Some countries, including the United Kingdom, have banned this kind of behavior. It bears no resemblance to the capitalism we were promised in school. It creates nothing. It destroys entire cities. It couldn’t be uglier or more destructive. So why is it still allowed in this country? Because people like Paul Singer have tremendous influence over our political process. Singer himself was the second biggest donor to the Republican Party in 2016. He’s given millions to a super PAC that supports Republican senators. You may never have heard of Paul Singer. But in Washington, he’s rock star famous. That may be why he’s almost certainly paying a lower effective tax rate than your average fireman.
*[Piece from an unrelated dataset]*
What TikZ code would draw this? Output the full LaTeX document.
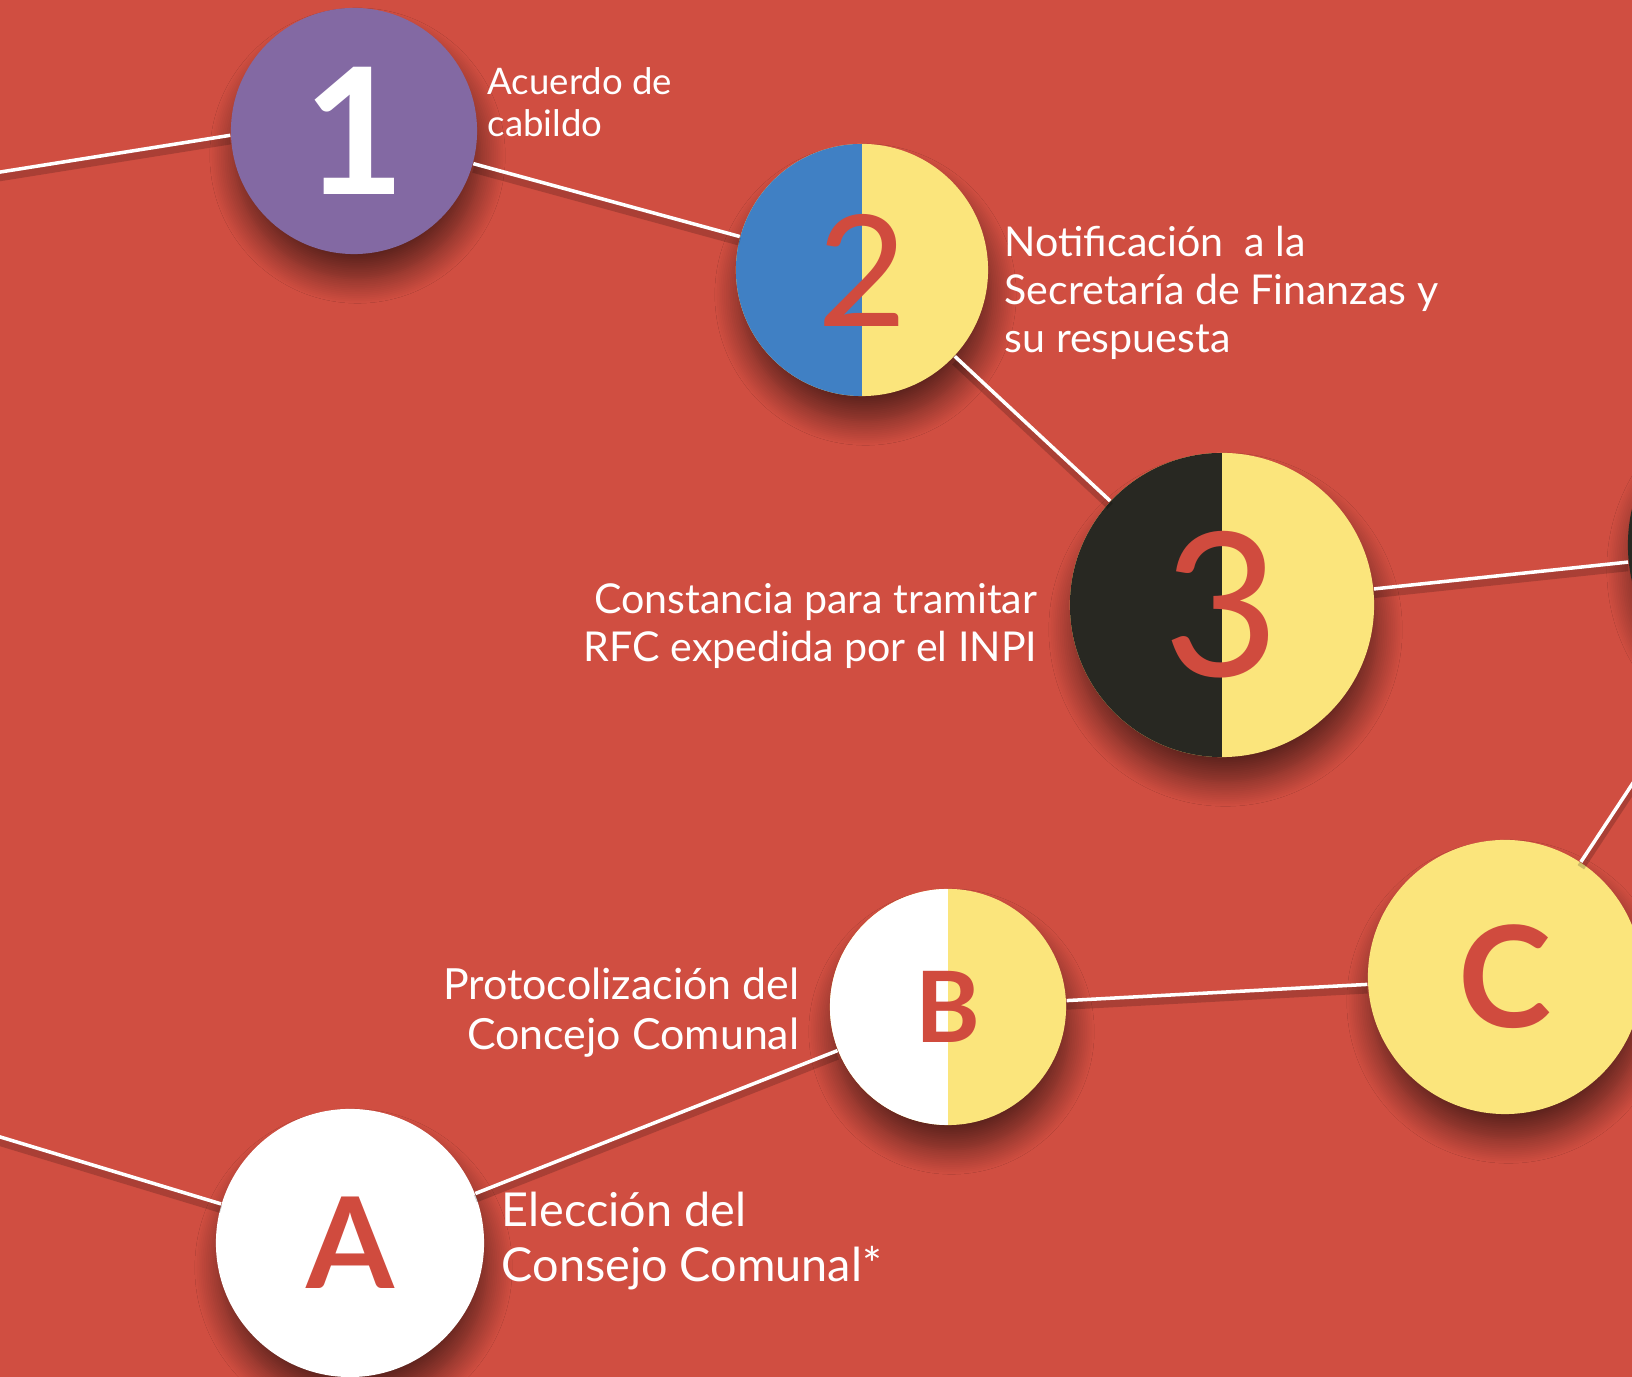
\documentclass[tikz,border=0pt]{standalone}
\usepackage{fontspec}
\setmainfont{Lato}
\usetikzlibrary{shadows.blur}
\definecolor{fondo}{HTML}{D04E41}
\definecolor{morado}{HTML}{8369A3}
\definecolor{azul}{HTML}{4080C4}
\definecolor{amarillo}{HTML}{FBE57C}
\definecolor{negro}{HTML}{282822}
\definecolor{rojo}{HTML}{D04B3E}
\tikzset{
  paso/.style={circle, inner sep=0pt, text=rojo,
    blur shadow={shadow xshift=1pt, shadow yshift=-7pt, shadow blur radius=7pt,
      shadow blur steps=14, shadow opacity=55}},
  izq/.style={path picture={\fill[#1] (path picture bounding box.south west)
    rectangle (path picture bounding box.north);}},
  linea/.style={draw=white, line width=1pt,
    preaction={draw=black, draw opacity=0.18, line width=2.2pt, transform canvas={yshift=-1.5pt}}},
  rotulo/.style={text=white, inner sep=0pt, font=\fontsize{11.7}{13.7}\selectfont}
}
\begin{document}
\begin{tikzpicture}[x=0.01cm, y=-0.01cm]
\useasboundingbox (0,0) rectangle (1632,1377);
\clip (0,0) rectangle (1632,1377);
\fill[fondo] (0,0) rectangle (1632,1377);
% pasos numerados
\node[paso, fill=morado, text=white, minimum size=2.46cm, font=\fontsize{50}{50}\selectfont\bfseries] (1) at (354,131) {1};
\node[paso, fill=amarillo, izq=azul, minimum size=2.52cm, font=\fontsize{44}{44}\selectfont] (2) at (862,270) {2};
\node[paso, fill=amarillo, izq=negro, minimum size=3.04cm, font=\fontsize{57}{57}\selectfont] (3) at (1222,605) {3};
\node[paso, fill=negro, minimum size=3.24cm] (4) at (1790,545) {};
% pasos con letra
\node[paso, fill=white, minimum size=2.68cm, font=\fontsize{36}{36}\selectfont\bfseries] (a) at (350,1243) {A};
\node[paso, fill=amarillo, izq=white, minimum size=2.36cm, font=\fontsize{28}{28}\selectfont\bfseries] (b) at (948,1007) {B};
\node[paso, fill=amarillo, minimum size=2.74cm, font=\fontsize{40}{40}\selectfont\bfseries] (c) at (1505,977) {C};
\coordinate (0) at (-300,220);
\coordinate (x) at (-300,1046);
\path[linea] (0) -- (1.182);
\path[linea] (1) -- (2);
\path[linea] (2) -- (3);
\path[linea] (3) -- (4);
\path[linea] (x) -- (a);
\path[linea] (a) -- (b);
\path[linea] (b) -- (c);
\path[linea] (c) -- (4);
% textos
\node[rotulo, anchor=west, align=left, font=\fontsize{10.4}{11.8}\selectfont] (t1) at (487,102) {Acuerdo de\\cabildo};
\node[rotulo, anchor=west, align=left] (t2) at (1004,293) {Notificación\ \ a la\\Secretaría de Finanzas y\\su respuesta};
\node[rotulo, anchor=east, align=right] (t3) at (1038,626) {Constancia para tramitar\\RFC expedida por el INPI};
\node[rotulo, anchor=east, align=right, font=\fontsize{12.2}{14.2}\selectfont] (tb) at (800,1013) {Protocolización del\\Concejo Comunal};
\node[rotulo, anchor=west, align=left, font=\fontsize{13.3}{15.4}\selectfont] (ta) at (501,1241) {Elección del\\Consejo Comunal*};
\end{tikzpicture}
\end{document}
Just in case you’re still wondering if the system is rigged.
Tonight we want to tell you a little more about how Paul Singer does business. The story begins in a small town called Sidney, Nebraska, population 6,282. Two hours outside Denver, Sidney is the longtime home of the sporting goods retailer Cabela’s.
In October 2015, Singer’s hedge fund disclosed an 11 percent stake in Cabela’s and set about pushing the board to sell the company. Cabela’s management, fearing a long and costly fight with Singer, announced it would look for a buyer. At the time, Cabela’s was healthy. The company was posting nearly $2 billion a year in gross profits, off $4 billion in revenue. There was no immediate need to sell. But they did anyway. One year after Singer entered the equation, Bass Pro Shops announced the purchase of Cabela’s. The company’s stock price surged. Within a week, Singer cashed out. He’d bought the stock for $38 a share. He sold it for $63. His hedge fund made at least $90 million up front, and likely more over time.
But in Sidney, Nebraska, it was a very different story. The residents of Sidney didn’t get rich. Just the opposite. Their community was destroyed. The town lost nearly 2,000 jobs. A heartbreakingly familiar cascade began: people left, property values collapsed, and then people couldn’t leave. They were trapped there. One of the last thriving small towns in America went under. We recently sent two producers to Sidney, to survey the wreckage and consider what happened. Our producers talked to more than a dozen former Cabela’s employees. Almost all of them refused to speak on camera, fearful of legal retribution from the famously vicious Paul Singer.